EXERCISE AIM:
Exactly and only the lines from the one containing "Give me the Chart.js source for this chart." through the one containing "29.8,31.5,34.2,33.3,35.4,34.0,35.4,39.0,40.8,43.9,44.8];" belong in your copy. Pictures do not.

DATA EXTRACT:

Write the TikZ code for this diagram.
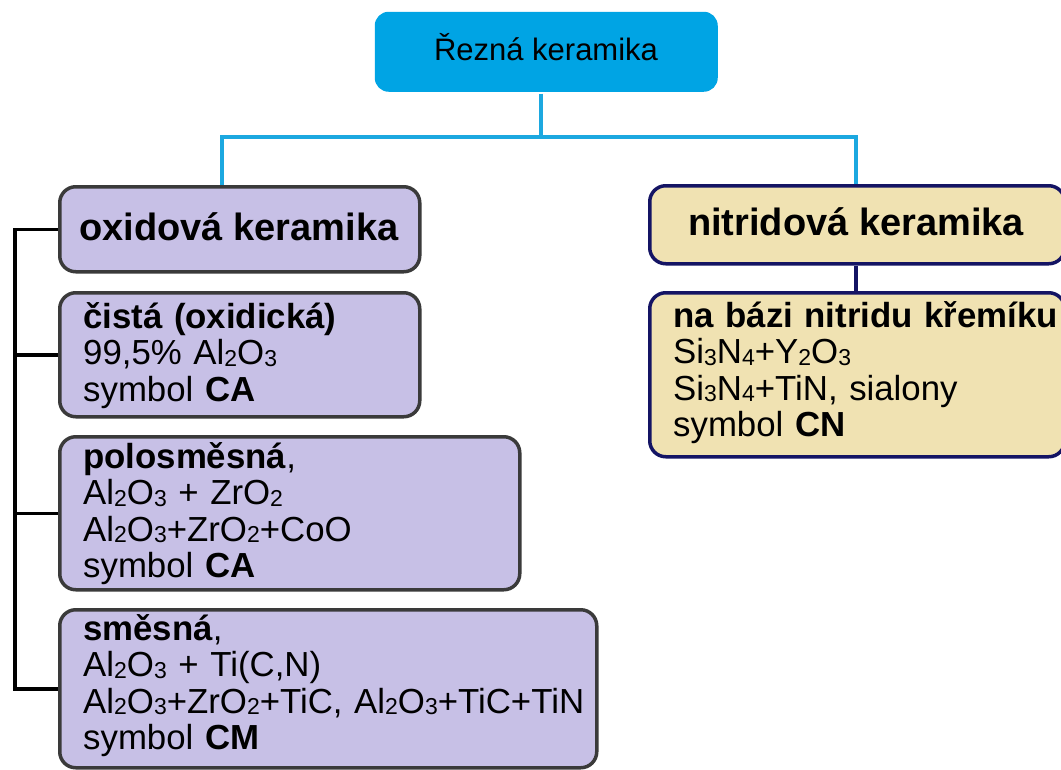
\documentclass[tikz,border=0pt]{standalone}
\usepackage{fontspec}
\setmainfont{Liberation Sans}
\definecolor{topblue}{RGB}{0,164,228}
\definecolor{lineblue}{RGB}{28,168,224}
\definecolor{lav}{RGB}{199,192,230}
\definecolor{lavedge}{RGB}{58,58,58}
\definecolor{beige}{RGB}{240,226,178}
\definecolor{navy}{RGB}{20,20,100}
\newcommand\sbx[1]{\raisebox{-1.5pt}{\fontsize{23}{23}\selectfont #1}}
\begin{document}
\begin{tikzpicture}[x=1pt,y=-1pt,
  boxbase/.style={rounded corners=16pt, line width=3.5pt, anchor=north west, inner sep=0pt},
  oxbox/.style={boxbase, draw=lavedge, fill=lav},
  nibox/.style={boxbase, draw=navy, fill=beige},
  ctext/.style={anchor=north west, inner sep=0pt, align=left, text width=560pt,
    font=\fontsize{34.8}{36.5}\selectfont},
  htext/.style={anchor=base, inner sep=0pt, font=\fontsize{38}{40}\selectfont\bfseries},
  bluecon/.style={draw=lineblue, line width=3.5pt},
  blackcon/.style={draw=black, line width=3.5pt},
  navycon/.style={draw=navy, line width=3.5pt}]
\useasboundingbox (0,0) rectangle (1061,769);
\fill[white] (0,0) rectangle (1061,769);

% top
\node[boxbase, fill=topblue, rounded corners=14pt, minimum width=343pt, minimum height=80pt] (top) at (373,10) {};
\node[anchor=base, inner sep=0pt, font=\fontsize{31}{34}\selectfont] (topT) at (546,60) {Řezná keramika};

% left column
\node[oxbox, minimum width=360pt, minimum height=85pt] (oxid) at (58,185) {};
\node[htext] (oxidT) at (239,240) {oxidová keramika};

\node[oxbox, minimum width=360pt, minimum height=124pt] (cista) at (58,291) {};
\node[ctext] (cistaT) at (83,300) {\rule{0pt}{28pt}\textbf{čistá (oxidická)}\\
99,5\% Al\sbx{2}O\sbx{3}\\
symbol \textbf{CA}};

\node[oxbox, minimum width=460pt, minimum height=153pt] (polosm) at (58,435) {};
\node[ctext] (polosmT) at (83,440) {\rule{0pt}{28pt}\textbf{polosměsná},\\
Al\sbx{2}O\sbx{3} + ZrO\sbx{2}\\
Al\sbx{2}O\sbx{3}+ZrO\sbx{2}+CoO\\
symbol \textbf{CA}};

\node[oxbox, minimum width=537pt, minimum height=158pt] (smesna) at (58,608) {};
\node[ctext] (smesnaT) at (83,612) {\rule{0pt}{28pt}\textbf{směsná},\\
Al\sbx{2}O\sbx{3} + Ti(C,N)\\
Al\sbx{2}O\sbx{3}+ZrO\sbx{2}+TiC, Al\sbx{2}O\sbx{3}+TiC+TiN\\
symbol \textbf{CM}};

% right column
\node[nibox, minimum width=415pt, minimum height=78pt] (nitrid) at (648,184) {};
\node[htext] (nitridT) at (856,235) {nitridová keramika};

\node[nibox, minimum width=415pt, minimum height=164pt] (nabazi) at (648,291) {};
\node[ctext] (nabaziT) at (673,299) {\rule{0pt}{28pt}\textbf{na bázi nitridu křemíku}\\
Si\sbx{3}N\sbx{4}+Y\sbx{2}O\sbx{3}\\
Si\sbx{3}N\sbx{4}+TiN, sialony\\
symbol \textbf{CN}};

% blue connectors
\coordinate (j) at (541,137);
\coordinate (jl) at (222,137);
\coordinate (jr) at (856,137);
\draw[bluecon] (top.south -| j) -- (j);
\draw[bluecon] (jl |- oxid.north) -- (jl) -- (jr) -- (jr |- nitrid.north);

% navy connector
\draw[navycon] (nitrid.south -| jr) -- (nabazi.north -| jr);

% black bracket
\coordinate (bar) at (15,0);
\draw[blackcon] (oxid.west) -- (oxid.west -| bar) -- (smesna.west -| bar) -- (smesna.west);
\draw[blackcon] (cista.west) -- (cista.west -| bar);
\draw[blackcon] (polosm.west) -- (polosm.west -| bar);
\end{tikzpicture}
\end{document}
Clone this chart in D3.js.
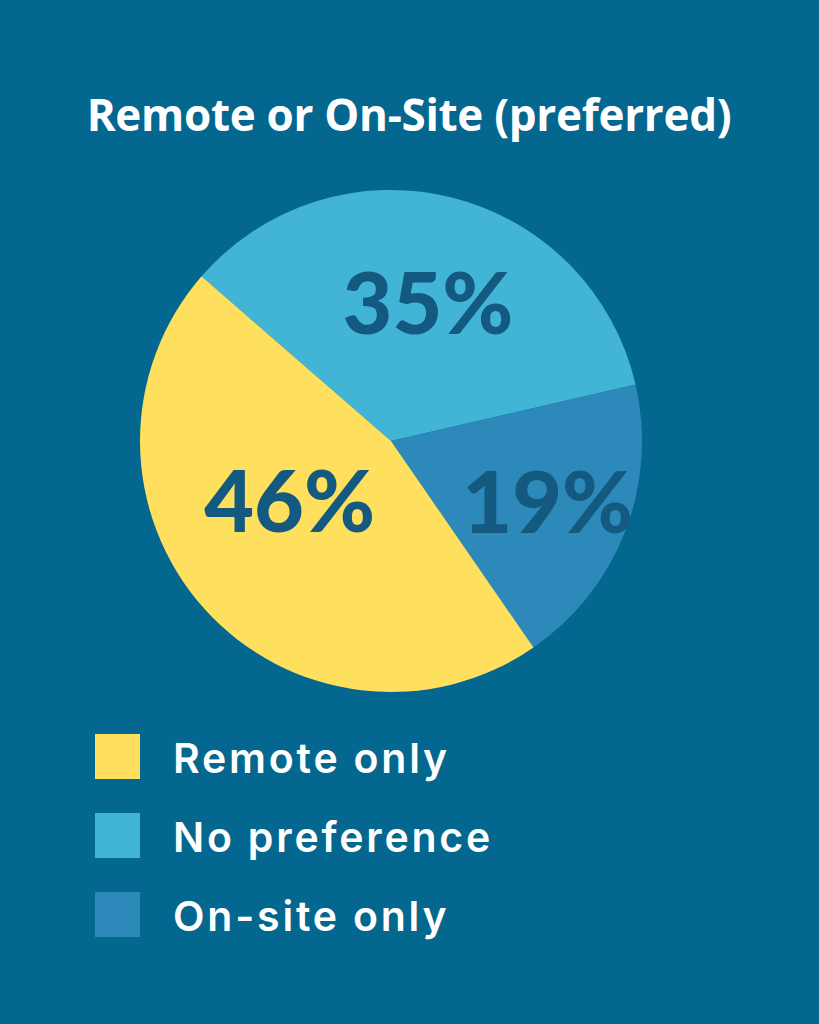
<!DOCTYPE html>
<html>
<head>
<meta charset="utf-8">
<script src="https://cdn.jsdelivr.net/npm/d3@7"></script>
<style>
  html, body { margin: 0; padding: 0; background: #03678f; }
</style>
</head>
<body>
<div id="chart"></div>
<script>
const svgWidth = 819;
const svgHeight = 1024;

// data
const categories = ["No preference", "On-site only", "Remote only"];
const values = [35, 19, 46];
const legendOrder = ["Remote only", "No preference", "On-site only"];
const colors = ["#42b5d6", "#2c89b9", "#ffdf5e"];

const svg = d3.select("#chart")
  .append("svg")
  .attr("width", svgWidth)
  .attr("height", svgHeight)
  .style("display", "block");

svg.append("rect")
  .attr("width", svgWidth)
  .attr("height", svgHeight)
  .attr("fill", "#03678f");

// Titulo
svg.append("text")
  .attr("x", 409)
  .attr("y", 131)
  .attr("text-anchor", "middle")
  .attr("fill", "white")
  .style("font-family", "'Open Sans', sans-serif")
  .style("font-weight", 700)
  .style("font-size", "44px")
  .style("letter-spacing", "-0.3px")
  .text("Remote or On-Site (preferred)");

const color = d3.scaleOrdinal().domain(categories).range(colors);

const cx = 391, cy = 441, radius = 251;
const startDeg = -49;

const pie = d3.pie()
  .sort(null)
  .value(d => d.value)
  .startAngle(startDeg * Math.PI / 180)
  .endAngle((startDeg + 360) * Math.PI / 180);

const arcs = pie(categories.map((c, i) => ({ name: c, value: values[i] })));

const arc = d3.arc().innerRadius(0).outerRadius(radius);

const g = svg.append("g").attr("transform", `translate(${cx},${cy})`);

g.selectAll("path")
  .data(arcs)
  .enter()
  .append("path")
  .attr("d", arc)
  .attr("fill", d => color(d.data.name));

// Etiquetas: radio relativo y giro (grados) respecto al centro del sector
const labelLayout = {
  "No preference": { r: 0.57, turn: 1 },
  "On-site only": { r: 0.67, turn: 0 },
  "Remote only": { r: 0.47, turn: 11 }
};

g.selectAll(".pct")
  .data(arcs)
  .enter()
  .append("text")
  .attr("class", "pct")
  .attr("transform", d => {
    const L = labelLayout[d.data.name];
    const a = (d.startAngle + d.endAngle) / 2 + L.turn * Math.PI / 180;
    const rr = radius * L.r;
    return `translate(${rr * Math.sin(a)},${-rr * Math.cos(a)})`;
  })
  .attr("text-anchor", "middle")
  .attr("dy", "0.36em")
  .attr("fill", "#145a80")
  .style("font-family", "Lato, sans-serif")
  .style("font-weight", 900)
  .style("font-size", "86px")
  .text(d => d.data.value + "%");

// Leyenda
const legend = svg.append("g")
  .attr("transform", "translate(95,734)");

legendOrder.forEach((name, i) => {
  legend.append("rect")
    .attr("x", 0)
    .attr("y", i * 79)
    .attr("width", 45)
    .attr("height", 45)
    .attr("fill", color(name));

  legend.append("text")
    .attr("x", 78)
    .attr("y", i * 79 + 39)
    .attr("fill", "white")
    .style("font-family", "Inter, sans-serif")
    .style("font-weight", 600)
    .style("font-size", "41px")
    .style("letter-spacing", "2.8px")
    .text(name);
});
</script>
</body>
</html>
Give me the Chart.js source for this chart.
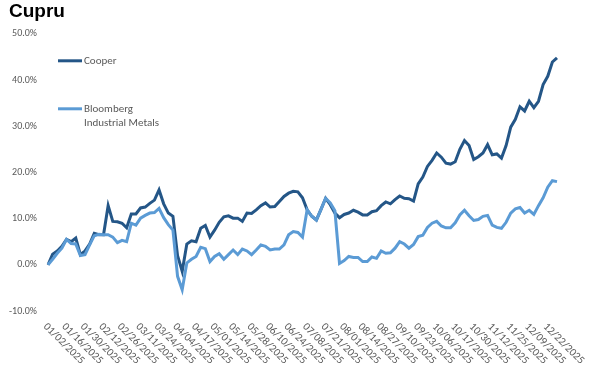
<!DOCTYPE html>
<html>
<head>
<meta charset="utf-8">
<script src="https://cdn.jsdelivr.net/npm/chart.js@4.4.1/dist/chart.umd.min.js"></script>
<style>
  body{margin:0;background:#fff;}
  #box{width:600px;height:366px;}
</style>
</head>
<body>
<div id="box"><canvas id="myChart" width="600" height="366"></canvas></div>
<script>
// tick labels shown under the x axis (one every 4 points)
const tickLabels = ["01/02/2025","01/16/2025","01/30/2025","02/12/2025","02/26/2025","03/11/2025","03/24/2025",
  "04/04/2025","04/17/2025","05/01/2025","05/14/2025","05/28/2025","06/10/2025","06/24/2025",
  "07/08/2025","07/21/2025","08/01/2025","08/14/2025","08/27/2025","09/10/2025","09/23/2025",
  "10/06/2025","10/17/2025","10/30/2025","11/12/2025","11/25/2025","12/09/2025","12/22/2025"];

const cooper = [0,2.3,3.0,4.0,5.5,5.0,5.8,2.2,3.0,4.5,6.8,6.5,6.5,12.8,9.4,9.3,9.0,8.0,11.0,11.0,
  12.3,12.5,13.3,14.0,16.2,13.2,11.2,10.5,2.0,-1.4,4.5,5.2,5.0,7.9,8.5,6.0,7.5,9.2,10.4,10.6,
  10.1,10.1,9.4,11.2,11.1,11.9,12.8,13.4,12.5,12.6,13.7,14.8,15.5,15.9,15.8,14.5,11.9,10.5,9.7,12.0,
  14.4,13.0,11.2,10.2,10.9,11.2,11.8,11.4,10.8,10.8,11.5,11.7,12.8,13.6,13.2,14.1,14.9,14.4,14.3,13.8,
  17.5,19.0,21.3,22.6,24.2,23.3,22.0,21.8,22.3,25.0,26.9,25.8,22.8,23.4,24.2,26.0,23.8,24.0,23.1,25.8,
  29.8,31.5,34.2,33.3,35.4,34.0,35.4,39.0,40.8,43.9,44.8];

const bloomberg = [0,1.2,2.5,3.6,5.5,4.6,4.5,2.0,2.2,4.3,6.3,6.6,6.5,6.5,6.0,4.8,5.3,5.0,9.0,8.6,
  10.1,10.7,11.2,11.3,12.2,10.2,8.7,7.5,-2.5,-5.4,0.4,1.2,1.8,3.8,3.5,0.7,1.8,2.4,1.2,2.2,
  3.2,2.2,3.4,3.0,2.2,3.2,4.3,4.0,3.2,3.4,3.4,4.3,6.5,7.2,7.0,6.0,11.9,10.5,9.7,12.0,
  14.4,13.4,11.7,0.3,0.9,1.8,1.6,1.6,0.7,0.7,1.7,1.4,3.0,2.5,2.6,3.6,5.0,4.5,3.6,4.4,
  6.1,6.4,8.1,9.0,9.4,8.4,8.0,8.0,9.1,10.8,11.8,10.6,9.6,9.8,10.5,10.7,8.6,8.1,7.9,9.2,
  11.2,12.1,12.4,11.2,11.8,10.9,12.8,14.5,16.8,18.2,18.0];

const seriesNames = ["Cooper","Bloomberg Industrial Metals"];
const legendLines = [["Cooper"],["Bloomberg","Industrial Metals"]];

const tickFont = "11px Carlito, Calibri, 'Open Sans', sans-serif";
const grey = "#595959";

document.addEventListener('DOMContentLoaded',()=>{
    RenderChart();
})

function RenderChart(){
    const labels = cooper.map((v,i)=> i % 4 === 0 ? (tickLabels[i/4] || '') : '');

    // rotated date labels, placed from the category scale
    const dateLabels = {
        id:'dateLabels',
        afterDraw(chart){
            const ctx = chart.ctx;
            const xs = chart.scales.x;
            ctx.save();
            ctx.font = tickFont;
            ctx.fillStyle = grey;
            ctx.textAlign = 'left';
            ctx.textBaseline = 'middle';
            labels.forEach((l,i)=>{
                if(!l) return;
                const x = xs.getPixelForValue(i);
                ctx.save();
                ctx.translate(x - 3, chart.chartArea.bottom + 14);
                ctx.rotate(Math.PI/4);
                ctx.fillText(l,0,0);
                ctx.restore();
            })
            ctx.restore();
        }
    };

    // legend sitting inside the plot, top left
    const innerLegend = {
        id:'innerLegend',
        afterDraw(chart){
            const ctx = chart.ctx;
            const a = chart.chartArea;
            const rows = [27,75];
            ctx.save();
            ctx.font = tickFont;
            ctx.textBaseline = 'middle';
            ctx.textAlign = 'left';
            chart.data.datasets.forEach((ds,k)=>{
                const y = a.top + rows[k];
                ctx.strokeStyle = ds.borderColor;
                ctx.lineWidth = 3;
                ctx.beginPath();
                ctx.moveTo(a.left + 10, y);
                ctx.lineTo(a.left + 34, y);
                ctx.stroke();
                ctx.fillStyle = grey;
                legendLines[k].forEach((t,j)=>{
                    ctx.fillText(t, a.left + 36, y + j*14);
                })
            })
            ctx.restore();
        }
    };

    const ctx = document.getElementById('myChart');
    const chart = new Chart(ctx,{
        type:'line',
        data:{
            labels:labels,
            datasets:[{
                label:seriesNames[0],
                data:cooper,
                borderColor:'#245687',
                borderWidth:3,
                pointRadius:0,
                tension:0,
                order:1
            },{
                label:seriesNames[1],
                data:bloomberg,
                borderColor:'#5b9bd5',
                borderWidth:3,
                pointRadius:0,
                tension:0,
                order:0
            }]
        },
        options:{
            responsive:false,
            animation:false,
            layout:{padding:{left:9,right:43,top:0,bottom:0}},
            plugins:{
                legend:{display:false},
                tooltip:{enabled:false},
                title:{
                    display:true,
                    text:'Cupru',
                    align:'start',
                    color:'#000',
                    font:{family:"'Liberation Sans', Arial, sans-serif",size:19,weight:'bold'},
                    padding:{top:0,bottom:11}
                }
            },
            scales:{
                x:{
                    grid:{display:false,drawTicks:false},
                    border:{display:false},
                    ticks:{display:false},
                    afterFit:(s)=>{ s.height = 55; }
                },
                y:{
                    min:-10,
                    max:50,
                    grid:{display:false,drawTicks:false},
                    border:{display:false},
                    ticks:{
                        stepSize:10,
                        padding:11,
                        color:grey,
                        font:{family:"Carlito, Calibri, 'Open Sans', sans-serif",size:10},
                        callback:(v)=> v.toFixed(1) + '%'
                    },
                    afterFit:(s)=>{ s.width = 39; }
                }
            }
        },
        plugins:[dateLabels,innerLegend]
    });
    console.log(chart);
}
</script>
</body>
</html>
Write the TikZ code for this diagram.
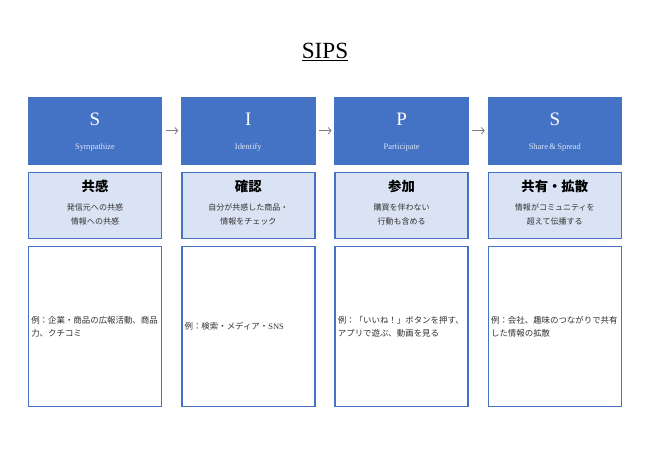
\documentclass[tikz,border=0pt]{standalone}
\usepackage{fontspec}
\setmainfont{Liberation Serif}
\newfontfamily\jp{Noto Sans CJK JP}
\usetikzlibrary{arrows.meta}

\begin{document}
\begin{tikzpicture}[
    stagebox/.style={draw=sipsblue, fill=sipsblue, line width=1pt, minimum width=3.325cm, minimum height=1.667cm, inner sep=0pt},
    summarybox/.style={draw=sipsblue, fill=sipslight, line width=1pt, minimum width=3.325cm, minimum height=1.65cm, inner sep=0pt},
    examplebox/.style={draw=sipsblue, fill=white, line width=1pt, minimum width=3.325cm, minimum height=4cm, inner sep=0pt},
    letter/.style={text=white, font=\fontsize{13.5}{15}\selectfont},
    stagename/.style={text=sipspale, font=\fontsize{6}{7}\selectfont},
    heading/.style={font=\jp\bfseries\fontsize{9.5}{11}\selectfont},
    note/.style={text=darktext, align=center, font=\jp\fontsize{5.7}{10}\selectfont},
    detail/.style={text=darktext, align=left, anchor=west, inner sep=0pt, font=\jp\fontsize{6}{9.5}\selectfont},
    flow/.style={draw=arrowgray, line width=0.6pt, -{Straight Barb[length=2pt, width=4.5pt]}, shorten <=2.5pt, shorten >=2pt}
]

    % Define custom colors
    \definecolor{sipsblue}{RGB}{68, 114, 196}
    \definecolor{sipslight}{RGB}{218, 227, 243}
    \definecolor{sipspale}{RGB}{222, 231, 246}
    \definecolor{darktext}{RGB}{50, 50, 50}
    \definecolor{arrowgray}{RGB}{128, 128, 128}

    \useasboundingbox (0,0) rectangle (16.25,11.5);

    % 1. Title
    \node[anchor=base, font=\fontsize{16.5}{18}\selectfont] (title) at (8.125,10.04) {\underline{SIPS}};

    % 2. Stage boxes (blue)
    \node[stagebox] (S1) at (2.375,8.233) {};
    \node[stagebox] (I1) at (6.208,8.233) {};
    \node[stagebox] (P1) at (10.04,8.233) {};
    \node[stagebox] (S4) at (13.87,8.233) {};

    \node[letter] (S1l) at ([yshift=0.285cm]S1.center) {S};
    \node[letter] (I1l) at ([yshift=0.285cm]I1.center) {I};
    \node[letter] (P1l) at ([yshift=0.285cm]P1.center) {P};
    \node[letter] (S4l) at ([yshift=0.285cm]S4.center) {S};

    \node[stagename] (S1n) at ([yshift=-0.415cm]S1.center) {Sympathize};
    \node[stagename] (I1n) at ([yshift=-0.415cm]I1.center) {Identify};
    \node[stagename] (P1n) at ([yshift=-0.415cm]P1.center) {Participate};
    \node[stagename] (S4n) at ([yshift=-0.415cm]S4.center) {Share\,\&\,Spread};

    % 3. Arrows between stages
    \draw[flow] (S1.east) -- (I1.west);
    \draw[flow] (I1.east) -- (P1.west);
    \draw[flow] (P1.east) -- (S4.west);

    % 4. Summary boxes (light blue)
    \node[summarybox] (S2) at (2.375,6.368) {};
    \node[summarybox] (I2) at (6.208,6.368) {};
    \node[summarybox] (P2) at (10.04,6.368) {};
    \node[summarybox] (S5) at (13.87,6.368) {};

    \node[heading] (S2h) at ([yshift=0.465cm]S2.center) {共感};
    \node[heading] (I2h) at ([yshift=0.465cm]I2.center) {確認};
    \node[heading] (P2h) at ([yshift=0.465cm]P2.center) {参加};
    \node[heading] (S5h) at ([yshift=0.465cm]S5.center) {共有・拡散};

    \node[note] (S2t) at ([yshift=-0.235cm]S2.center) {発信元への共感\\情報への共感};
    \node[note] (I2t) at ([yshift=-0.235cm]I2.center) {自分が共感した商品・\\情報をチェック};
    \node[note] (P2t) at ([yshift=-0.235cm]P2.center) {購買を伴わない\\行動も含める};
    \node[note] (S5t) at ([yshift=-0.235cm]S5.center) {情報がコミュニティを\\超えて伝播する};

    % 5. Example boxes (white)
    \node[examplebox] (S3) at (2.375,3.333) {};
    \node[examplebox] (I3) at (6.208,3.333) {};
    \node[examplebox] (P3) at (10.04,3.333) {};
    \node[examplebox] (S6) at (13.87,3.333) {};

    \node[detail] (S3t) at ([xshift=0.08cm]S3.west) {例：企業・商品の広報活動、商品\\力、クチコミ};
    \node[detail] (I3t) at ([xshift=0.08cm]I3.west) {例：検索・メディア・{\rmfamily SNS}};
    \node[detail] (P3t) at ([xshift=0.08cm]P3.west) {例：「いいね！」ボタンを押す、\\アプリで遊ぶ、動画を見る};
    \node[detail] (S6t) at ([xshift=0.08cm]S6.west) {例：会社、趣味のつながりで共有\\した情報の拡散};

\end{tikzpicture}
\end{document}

EXERCISE OUTPUT:
Give me the Chart.js source for this chart.
<!DOCTYPE html>
<html>
<head>
<meta charset="utf-8">
<script src="https://cdn.jsdelivr.net/npm/chart.js@4.4.1/dist/chart.umd.min.js"></script>
<style>
  body{margin:0;background:#fff;}
  #box{width:600px;height:366px;}
</style>
</head>
<body>
<div id="box"><canvas id="myChart" width="600" height="366"></canvas></div>
<script>
// tick labels shown under the x axis (one every 4 points)
const tickLabels = ["01/02/2025","01/16/2025","01/30/2025","02/12/2025","02/26/2025","03/11/2025","03/24/2025",
  "04/04/2025","04/17/2025","05/01/2025","05/14/2025","05/28/2025","06/10/2025","06/24/2025",
  "07/08/2025","07/21/2025","08/01/2025","08/14/2025","08/27/2025","09/10/2025","09/23/2025",
  "10/06/2025","10/17/2025","10/30/2025","11/12/2025","11/25/2025","12/09/2025","12/22/2025"];

const cooper = [0,2.3,3.0,4.0,5.5,5.0,5.8,2.2,3.0,4.5,6.8,6.5,6.5,12.8,9.4,9.3,9.0,8.0,11.0,11.0,
  12.3,12.5,13.3,14.0,16.2,13.2,11.2,10.5,2.0,-1.4,4.5,5.2,5.0,7.9,8.5,6.0,7.5,9.2,10.4,10.6,
  10.1,10.1,9.4,11.2,11.1,11.9,12.8,13.4,12.5,12.6,13.7,14.8,15.5,15.9,15.8,14.5,11.9,10.5,9.7,12.0,
  14.4,13.0,11.2,10.2,10.9,11.2,11.8,11.4,10.8,10.8,11.5,11.7,12.8,13.6,13.2,14.1,14.9,14.4,14.3,13.8,
  17.5,19.0,21.3,22.6,24.2,23.3,22.0,21.8,22.3,25.0,26.9,25.8,22.8,23.4,24.2,26.0,23.8,24.0,23.1,25.8,
  29.8,31.5,34.2,33.3,35.4,34.0,35.4,39.0,40.8,43.9,44.8];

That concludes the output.